This afternoon I dropped off my "Undo" sculpture for the "Peach Art Exhibition." It is an annual event, happening around the time when the "Peach Festival" is going on. And the Peach Festival is a celebration of, well, you've guessed it, of the most glorious fruit, which is the peach. This year the Peach Festival is going to be held as a memorial service as there are hardly any local peaches this year due to the very weird weather that we have been having here in Louisiana.
Anyways, the Peach Art Exhibition is a fine art show organized by the Arts Council, and people of all ages and of all experience levels are
invited to compete. There are awards and prizes to win, and altogether it sounds like a lot of fun.
I have entered a sculpture. When I drove it to the venue, it was sitting next to me on the passenger seat with big pillows all around for padding. I didn't buckle it up, and the car didn't make that noise that it usually makes when something or someone is sitting there without the safety belt on. I guess, the car sensed that, in a way, the passenger was not really there. - I made a sculpture of my birth father who I never met.
I am not angry with him, and not disappointed, at least not anymore. I only wonder about him. I don't have a picture of him, don't know much about him. I know that he was there in my life very briefly and a very long time ago. And I was told that I got his blue eyes.
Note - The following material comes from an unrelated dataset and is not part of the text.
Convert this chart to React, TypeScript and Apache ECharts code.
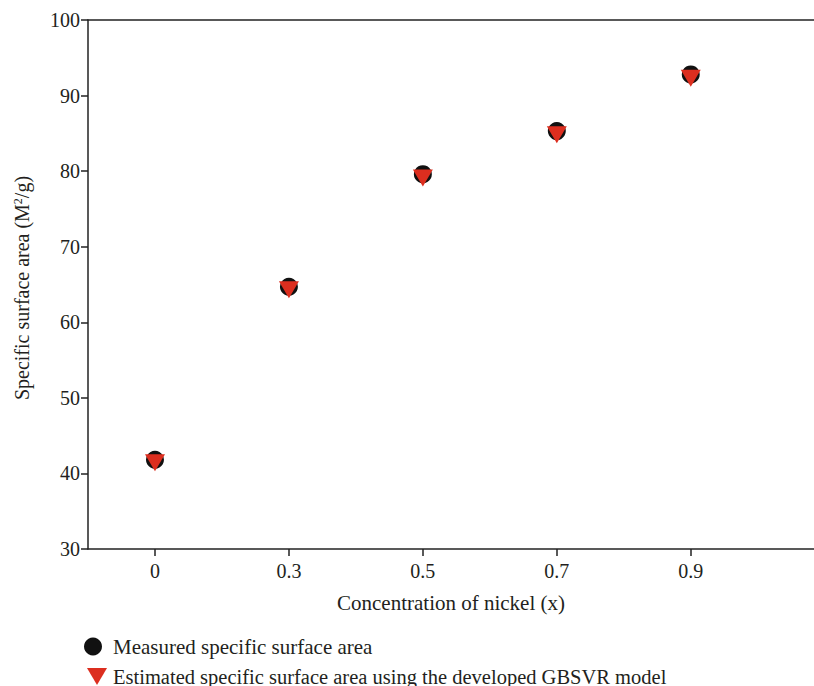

For "Undo" I made a solid paper mache torso. I wanted to give him a light weight to represent his minor presence in my life. I dressed him in an uncomfortable itchy jute sweater that is fitting like a straitjacket. He could unravel his restraint but decides not to. This is how I am feeling about him, a father who has not brought himself to embrace his daughter.
"Undo"
Mixed Media: lunch bags and newspapers, wall-size, ink, acrylics, colored pencils, jute twine, nail, book clippings, old wooden container.